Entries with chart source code
[START]
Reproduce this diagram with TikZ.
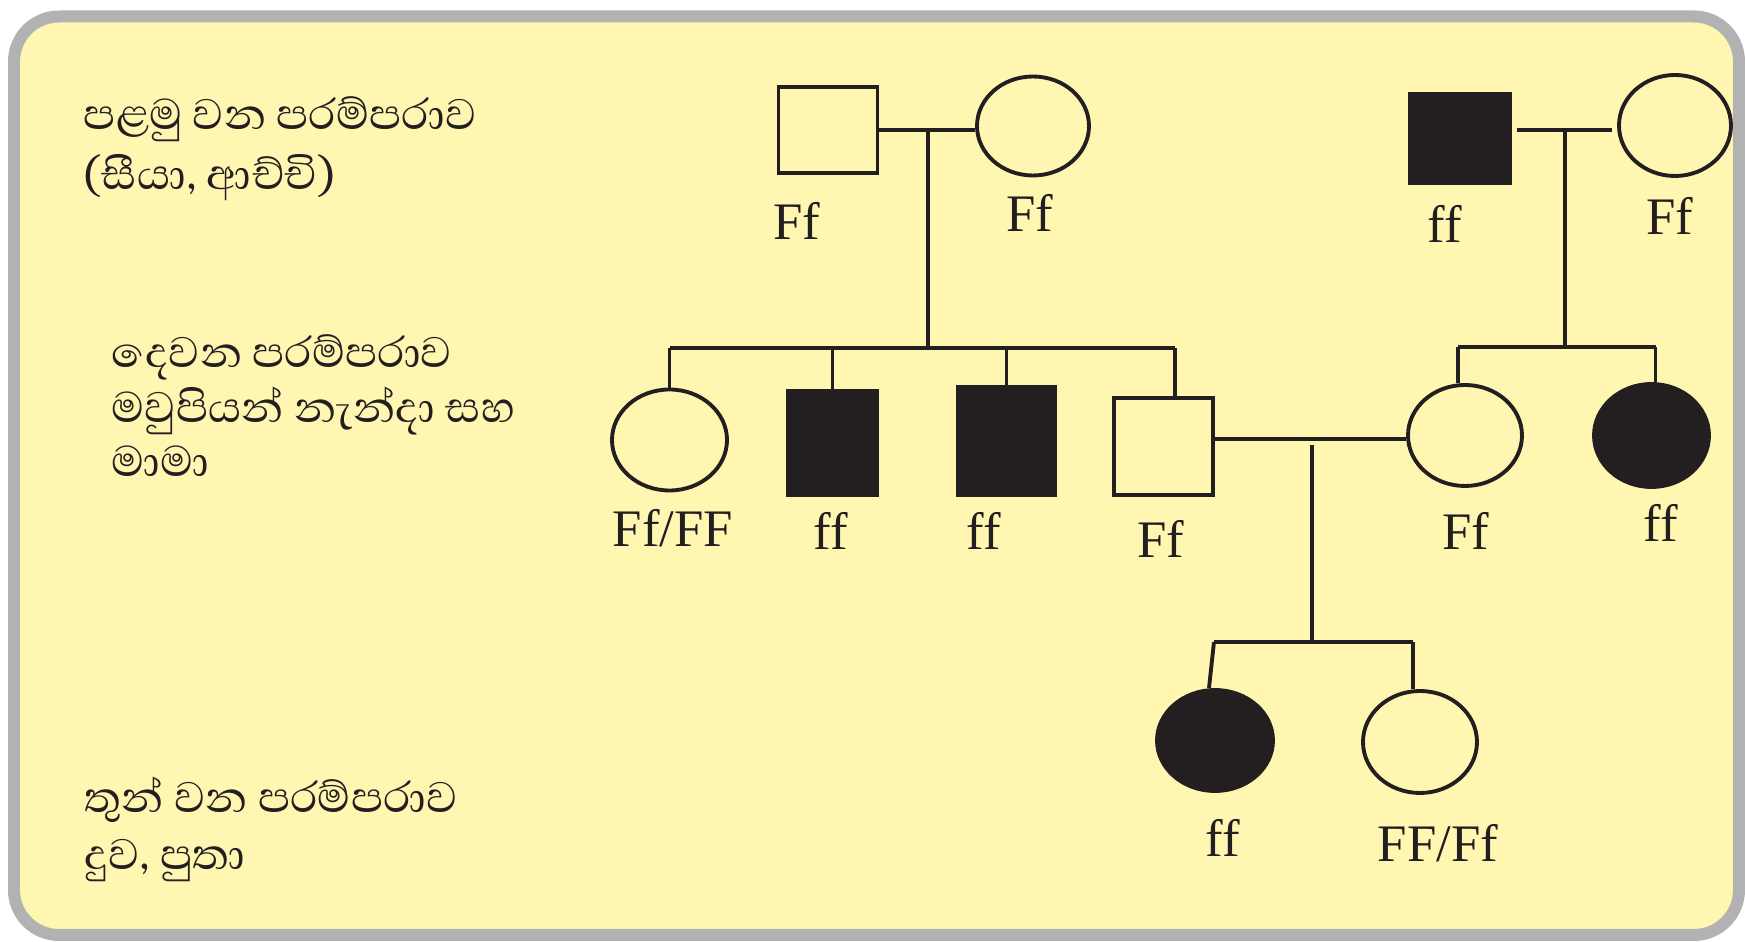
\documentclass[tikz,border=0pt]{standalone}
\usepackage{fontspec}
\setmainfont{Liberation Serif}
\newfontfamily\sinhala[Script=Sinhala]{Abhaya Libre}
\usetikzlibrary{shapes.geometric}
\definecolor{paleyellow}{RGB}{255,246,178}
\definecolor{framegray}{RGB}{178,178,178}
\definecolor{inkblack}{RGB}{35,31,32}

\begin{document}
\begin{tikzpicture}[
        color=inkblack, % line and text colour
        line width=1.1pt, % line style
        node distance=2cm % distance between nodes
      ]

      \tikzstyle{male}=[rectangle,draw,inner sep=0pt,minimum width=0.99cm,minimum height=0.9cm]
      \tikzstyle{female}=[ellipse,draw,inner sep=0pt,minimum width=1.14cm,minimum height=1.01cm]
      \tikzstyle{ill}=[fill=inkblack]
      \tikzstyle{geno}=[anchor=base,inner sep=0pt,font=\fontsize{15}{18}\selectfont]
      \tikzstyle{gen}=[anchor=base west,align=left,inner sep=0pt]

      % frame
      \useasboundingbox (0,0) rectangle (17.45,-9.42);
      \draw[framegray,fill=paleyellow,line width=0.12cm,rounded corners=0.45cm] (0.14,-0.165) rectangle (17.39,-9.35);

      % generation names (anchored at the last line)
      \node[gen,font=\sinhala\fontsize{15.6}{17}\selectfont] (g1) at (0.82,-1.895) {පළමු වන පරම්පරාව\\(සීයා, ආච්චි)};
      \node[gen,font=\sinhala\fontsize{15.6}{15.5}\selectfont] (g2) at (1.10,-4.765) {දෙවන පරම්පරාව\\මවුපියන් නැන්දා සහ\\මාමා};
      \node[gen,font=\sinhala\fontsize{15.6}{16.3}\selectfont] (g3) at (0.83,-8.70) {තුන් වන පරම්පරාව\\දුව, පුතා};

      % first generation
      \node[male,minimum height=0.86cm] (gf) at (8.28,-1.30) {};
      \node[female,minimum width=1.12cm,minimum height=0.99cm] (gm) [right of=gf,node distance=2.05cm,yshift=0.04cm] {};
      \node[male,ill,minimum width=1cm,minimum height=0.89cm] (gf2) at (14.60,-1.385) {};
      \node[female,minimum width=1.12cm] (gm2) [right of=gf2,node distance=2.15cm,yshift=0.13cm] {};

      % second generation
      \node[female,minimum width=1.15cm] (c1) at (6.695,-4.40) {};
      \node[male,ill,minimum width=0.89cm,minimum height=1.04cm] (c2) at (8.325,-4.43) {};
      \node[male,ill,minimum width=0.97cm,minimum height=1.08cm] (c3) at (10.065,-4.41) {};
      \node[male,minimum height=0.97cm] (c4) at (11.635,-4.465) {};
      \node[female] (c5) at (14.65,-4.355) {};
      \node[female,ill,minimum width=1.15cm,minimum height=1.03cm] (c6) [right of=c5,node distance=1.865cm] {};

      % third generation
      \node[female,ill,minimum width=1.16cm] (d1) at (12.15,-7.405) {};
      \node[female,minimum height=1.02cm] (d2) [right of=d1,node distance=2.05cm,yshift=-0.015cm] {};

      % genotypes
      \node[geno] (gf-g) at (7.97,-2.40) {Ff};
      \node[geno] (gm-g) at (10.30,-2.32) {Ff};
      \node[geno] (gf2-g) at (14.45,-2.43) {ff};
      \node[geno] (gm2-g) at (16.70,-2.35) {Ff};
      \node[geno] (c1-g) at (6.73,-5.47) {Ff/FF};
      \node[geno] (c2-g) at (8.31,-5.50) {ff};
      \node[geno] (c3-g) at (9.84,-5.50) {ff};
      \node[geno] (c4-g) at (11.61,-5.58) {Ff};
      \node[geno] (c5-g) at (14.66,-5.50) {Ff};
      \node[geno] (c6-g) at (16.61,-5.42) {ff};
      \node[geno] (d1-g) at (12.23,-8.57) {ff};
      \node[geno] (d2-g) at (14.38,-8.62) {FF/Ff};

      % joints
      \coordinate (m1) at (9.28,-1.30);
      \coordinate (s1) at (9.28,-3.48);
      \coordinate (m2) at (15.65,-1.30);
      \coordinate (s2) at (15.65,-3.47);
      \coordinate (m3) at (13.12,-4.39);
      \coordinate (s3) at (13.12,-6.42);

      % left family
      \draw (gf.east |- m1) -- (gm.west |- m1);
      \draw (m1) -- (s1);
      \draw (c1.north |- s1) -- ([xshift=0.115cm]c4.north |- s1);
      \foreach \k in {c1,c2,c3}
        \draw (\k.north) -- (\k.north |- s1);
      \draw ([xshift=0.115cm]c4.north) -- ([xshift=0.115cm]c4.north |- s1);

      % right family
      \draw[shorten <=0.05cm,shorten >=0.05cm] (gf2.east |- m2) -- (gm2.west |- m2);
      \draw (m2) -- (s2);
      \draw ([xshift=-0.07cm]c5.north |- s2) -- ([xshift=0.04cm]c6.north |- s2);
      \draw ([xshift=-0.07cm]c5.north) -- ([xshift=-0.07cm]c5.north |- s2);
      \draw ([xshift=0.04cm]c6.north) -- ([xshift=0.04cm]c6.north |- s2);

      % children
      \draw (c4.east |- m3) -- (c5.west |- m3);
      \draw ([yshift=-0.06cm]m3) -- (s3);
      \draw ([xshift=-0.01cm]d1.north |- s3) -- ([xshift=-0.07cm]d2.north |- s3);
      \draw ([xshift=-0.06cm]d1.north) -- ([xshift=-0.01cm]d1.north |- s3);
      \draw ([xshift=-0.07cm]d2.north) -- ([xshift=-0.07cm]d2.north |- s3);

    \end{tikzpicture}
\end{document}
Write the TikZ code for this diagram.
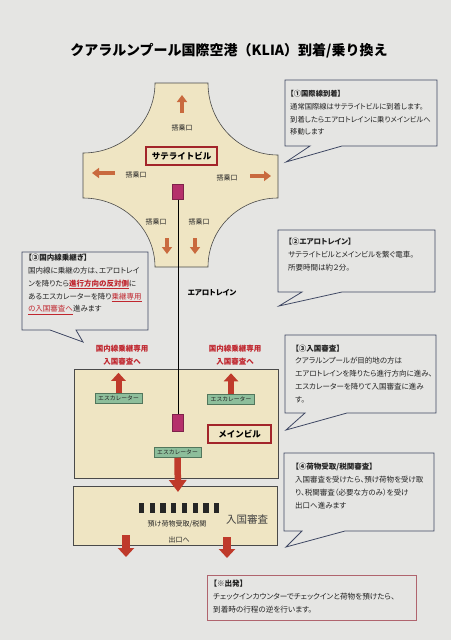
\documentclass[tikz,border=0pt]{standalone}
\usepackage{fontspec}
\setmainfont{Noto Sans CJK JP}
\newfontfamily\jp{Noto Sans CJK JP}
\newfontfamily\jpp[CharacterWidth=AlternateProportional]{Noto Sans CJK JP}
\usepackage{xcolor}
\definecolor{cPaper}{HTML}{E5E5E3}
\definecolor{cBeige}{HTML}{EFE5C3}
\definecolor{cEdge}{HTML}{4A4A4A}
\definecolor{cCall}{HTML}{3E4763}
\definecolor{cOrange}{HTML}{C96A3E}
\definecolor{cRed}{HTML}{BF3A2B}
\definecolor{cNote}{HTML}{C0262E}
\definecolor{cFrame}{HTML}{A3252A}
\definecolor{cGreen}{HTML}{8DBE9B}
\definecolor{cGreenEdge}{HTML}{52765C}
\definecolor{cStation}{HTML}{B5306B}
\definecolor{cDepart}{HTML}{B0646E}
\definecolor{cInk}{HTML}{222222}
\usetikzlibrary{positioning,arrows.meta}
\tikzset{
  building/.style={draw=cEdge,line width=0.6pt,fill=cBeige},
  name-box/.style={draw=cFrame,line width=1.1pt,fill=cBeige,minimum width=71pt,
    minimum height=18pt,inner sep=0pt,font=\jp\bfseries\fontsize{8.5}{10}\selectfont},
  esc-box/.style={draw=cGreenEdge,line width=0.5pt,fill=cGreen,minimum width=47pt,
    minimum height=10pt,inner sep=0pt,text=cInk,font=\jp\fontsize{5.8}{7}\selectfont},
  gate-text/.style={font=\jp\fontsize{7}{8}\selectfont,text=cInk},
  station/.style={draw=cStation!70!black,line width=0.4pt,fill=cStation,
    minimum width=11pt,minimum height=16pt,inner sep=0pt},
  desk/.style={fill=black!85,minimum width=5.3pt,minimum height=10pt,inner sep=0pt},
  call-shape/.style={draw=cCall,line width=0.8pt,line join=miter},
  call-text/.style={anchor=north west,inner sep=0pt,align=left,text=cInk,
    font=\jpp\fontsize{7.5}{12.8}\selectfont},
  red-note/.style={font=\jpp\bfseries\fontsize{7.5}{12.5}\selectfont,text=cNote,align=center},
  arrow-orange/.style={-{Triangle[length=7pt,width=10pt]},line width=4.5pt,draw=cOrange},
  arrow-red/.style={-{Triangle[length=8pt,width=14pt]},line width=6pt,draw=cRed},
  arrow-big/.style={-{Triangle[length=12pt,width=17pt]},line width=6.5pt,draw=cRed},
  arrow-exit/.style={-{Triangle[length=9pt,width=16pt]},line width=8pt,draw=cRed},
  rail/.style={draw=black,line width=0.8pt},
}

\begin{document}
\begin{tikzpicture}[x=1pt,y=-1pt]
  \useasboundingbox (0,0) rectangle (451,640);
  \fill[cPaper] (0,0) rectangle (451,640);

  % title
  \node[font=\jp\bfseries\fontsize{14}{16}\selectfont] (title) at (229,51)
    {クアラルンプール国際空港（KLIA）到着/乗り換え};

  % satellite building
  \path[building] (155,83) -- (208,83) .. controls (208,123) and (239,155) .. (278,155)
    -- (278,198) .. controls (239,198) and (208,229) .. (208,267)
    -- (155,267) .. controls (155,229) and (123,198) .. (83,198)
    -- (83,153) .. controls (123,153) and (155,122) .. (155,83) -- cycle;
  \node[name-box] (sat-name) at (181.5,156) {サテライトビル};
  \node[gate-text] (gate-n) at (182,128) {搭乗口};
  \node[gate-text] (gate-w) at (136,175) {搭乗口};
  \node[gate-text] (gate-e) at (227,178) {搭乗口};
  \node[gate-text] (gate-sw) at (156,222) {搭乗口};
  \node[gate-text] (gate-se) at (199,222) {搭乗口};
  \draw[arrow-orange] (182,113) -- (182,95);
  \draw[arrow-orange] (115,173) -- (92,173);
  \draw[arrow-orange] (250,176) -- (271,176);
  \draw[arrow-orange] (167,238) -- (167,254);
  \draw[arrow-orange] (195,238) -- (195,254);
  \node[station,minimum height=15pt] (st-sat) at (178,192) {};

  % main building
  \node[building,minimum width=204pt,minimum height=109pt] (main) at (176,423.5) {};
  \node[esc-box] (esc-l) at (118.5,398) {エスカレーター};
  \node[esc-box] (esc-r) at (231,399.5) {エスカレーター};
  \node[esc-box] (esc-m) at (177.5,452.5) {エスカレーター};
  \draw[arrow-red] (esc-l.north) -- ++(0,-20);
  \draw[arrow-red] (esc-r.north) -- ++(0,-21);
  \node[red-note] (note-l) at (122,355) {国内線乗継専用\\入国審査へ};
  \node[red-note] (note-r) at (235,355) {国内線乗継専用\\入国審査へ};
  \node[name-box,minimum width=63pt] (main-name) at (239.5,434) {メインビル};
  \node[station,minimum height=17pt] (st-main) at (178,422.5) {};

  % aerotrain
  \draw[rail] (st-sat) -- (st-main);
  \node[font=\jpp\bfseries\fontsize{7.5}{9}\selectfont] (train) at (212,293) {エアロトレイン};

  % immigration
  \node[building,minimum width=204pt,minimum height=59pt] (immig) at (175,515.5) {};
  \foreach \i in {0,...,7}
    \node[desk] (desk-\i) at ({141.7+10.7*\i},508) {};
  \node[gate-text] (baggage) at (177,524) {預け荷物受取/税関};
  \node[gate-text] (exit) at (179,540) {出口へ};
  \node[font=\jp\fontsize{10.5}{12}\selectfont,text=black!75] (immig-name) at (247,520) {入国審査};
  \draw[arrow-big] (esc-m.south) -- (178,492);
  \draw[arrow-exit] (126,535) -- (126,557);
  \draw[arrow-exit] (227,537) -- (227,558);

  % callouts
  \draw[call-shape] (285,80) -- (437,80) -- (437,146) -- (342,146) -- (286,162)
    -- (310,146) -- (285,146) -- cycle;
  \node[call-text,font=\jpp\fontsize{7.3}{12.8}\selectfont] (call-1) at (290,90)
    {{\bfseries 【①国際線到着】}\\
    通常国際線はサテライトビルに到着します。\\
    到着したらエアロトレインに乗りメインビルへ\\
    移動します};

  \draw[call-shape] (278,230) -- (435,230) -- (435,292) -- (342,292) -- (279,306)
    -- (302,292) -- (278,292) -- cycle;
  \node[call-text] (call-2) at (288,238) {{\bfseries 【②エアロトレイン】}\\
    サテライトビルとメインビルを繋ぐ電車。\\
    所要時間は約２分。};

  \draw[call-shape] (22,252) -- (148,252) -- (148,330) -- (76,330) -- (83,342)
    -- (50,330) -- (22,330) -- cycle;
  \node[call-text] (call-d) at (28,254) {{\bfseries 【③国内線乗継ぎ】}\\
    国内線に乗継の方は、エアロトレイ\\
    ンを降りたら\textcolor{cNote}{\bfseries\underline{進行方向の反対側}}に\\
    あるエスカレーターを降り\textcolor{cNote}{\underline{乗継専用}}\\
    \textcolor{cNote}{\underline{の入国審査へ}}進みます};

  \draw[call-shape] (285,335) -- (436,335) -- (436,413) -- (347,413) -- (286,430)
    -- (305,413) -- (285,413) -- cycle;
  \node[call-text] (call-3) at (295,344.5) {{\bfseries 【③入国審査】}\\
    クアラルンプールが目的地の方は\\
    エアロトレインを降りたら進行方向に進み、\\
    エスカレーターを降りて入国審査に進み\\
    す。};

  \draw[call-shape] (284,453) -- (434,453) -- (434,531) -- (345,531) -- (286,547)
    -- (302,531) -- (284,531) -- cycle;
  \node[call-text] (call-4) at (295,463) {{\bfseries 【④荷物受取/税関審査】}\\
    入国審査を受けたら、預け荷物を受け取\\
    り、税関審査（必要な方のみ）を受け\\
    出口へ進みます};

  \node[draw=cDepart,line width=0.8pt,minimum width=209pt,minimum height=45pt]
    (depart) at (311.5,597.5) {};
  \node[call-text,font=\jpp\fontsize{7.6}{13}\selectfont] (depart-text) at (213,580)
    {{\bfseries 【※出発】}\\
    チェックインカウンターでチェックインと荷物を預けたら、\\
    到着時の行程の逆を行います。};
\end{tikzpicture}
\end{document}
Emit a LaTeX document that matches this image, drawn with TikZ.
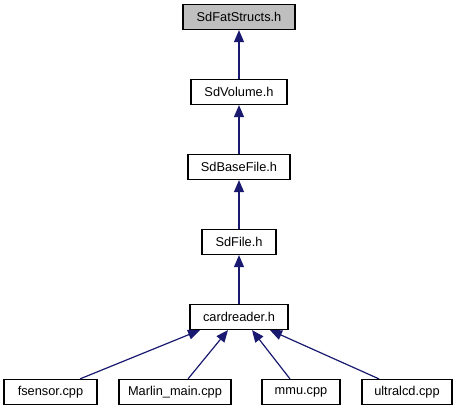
[END]
Go from the first line of the listing to the line holding "width=1.12cm] (gm2) [right" and, please, transcribe those lines exactly, both included, with no pictures.

§ **Exercise solution**:
Reproduce this diagram with TikZ.
\documentclass[tikz,border=0pt]{standalone}
\usepackage{fontspec}
\setmainfont{Liberation Serif}
\newfontfamily\sinhala[Script=Sinhala]{Abhaya Libre}
\usetikzlibrary{shapes.geometric}
\definecolor{paleyellow}{RGB}{255,246,178}
\definecolor{framegray}{RGB}{178,178,178}
\definecolor{inkblack}{RGB}{35,31,32}

\begin{document}
\begin{tikzpicture}[
        color=inkblack, % line and text colour
        line width=1.1pt, % line style
        node distance=2cm % distance between nodes
      ]

      \tikzstyle{male}=[rectangle,draw,inner sep=0pt,minimum width=0.99cm,minimum height=0.9cm]
      \tikzstyle{female}=[ellipse,draw,inner sep=0pt,minimum width=1.14cm,minimum height=1.01cm]
      \tikzstyle{ill}=[fill=inkblack]
      \tikzstyle{geno}=[anchor=base,inner sep=0pt,font=\fontsize{15}{18}\selectfont]
      \tikzstyle{gen}=[anchor=base west,align=left,inner sep=0pt]

      % frame
      \useasboundingbox (0,0) rectangle (17.45,-9.42);
      \draw[framegray,fill=paleyellow,line width=0.12cm,rounded corners=0.45cm] (0.14,-0.165) rectangle (17.39,-9.35);

      % generation names (anchored at the last line)
      \node[gen,font=\sinhala\fontsize{15.6}{17}\selectfont] (g1) at (0.82,-1.895) {පළමු වන පරම්පරාව\\(සීයා, ආච්චි)};
      \node[gen,font=\sinhala\fontsize{15.6}{15.5}\selectfont] (g2) at (1.10,-4.765) {දෙවන පරම්පරාව\\මවුපියන් නැන්දා සහ\\මාමා};
      \node[gen,font=\sinhala\fontsize{15.6}{16.3}\selectfont] (g3) at (0.83,-8.70) {තුන් වන පරම්පරාව\\දුව, පුතා};

      % first generation
      \node[male,minimum height=0.86cm] (gf) at (8.28,-1.30) {};
      \node[female,minimum width=1.12cm,minimum height=0.99cm] (gm) [right of=gf,node distance=2.05cm,yshift=0.04cm] {};
      \node[male,ill,minimum width=1cm,minimum height=0.89cm] (gf2) at (14.60,-1.385) {};
      \node[female,minimum width=1.12cm] (gm2) [right of=gf2,node distance=2.15cm,yshift=0.13cm] {};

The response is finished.